The plaintiff's contention that net worth is relevant for income tax purposes is based upon the Supreme Court's decision in United States v. Kirby Lumber Co., 284 U.S. 1, 52 S.Ct. 4, 76 L.Ed. 131. In that case the taxpayer corporation purchased some of its outstanding bonds for less than their face value and for less than the amount which it had received for them when they were issued. The Court held that the difference was taxable income. The corporation had, obviously, made a profit. It had, we will say, received $100 for the bonds and bought them back for $90. From the tax gatherer's standpoint, it was now or never, so far as collecting a tax on that profit was concerned. The profit was "realized" as far as it ever could be realized, since there was nothing left to sell. The reacquired bonds would go to the incinerator; the $10 was in the asset column of the corporation's account. The Supreme Court said, in Kirby Lumber, 284 U.S. at page 3, 52 S.Ct. at page 4:

"As a result of its dealings it made available $137,521.30 assets previously offset by the obligation of bonds now extinct."

If a corporation issues its bonds for $90 and buys them back for $100, it has suffered a loss, and in this case the taxpayer's only chance to get a tax benefit from that loss is then and there, because he has nothing to sell in the future to "realize" the loss. The tax benefit has been allowed in such cases. American Gas & Electric Co. v. United States, 17 F.Supp. 151, 84 Ct.Cl. 92, 108, 109.

We think that the doctrine of Kirby Lumber and its counterpart arises out of the necessity of the type of transaction there involved, i. e. transactions where there has been, in fact, a gain or a loss, but there will be no later opportunity to apply the usual rules of "realization." We think that, except in such cases, net worth is irrelevant for income tax purposes, and both the tax gatherer and the taxpayer must wait until gains or losses are realized in the normal way. If this is true, the plaintiff, even though it had in fact, and not only on an artificial tax basis assumption, got less than its money's worth when it promised to pay, and when it ultimately paid, for Gas Company's assets, would not have a tax deductible loss, since it still had, in 1945, the assets which it bought from Gas Company in 1936.

We have considered the contrary position on this question taken by the Court of Appeals for the Third Circuit in American Smelting & Refining Co. v. United States, 130 F.2d 883, but we find ourselves unable to agree with it.

If the plaintiff had resold the assets received from Gas Company in 1936, it would have been saddled with the low cost basis which it had inherited from Gas Company in 1936. This would have increased its gain or diminished its possible tax deductible loss on the resale.

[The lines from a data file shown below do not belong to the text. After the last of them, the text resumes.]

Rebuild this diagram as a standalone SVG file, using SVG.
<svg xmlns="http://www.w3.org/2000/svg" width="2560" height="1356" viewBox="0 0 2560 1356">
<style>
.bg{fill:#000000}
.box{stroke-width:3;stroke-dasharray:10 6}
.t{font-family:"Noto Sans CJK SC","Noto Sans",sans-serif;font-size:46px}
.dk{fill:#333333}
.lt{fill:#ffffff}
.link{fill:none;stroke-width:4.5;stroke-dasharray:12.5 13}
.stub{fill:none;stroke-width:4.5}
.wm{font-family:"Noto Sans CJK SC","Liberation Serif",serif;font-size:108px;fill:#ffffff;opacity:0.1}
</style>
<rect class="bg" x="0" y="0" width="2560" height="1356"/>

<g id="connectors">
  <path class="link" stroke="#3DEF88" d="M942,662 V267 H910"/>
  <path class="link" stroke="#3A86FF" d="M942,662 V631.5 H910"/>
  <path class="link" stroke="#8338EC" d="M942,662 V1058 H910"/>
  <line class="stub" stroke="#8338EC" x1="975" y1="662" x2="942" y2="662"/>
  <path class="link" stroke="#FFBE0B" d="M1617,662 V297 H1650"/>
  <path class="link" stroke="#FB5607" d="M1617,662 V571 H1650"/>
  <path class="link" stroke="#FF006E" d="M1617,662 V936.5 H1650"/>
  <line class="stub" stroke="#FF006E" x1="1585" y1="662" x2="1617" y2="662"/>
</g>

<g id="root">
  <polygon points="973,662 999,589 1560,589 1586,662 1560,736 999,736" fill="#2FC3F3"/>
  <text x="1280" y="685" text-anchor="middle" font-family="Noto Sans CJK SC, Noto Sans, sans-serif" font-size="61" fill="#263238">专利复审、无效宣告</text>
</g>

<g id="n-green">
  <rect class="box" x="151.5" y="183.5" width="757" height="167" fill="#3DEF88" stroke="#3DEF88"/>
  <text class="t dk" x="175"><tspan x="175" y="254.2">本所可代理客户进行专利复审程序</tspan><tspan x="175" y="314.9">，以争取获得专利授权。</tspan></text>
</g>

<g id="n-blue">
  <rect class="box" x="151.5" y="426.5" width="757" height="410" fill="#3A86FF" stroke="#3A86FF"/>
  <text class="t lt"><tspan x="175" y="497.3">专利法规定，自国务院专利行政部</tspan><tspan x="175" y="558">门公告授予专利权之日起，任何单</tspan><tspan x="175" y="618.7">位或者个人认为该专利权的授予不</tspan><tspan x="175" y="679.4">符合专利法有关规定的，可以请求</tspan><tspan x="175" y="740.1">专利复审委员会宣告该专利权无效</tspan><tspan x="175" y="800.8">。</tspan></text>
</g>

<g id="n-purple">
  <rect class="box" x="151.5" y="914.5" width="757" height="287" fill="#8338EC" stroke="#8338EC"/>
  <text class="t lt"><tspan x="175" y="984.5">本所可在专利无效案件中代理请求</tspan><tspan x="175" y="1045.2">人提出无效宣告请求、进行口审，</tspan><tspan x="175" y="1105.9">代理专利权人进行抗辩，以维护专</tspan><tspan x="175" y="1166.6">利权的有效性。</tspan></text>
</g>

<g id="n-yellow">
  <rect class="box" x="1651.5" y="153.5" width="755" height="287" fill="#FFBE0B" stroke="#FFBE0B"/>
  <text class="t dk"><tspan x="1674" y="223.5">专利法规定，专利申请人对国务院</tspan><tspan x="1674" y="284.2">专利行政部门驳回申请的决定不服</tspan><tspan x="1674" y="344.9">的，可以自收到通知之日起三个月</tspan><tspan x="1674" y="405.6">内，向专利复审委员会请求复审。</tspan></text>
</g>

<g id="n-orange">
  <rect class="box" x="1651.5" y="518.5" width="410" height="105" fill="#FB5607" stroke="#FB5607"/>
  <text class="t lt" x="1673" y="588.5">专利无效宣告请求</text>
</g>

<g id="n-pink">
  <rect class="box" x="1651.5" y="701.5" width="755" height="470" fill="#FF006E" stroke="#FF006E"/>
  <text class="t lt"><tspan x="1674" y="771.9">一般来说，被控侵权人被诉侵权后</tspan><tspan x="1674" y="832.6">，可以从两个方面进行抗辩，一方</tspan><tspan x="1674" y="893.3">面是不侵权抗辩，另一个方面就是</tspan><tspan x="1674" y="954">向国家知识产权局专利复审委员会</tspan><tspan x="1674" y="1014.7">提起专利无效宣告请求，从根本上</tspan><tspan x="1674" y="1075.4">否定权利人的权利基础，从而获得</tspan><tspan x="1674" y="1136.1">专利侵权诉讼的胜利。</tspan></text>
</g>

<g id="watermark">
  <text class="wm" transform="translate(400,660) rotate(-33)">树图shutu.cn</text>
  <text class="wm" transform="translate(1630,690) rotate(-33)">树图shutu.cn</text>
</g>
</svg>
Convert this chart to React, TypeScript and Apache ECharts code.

We think we may assume that there is some fair and rational basis for making these reorganization transactions tax free, and that the burden of taking the transferor's basis is adequately compensated by corresponding advantages.

The plaintiff's petition will be dismissed.

It is so ordered.

JONES, Chief Judge, and LARAMORE and LITTLETON, Judges, concur.

WHITAKER, Judge, took no part in the consideration and decision of this case.

NOTES

[1] Section 19.22(a)-18 of Treasury Regulations 103.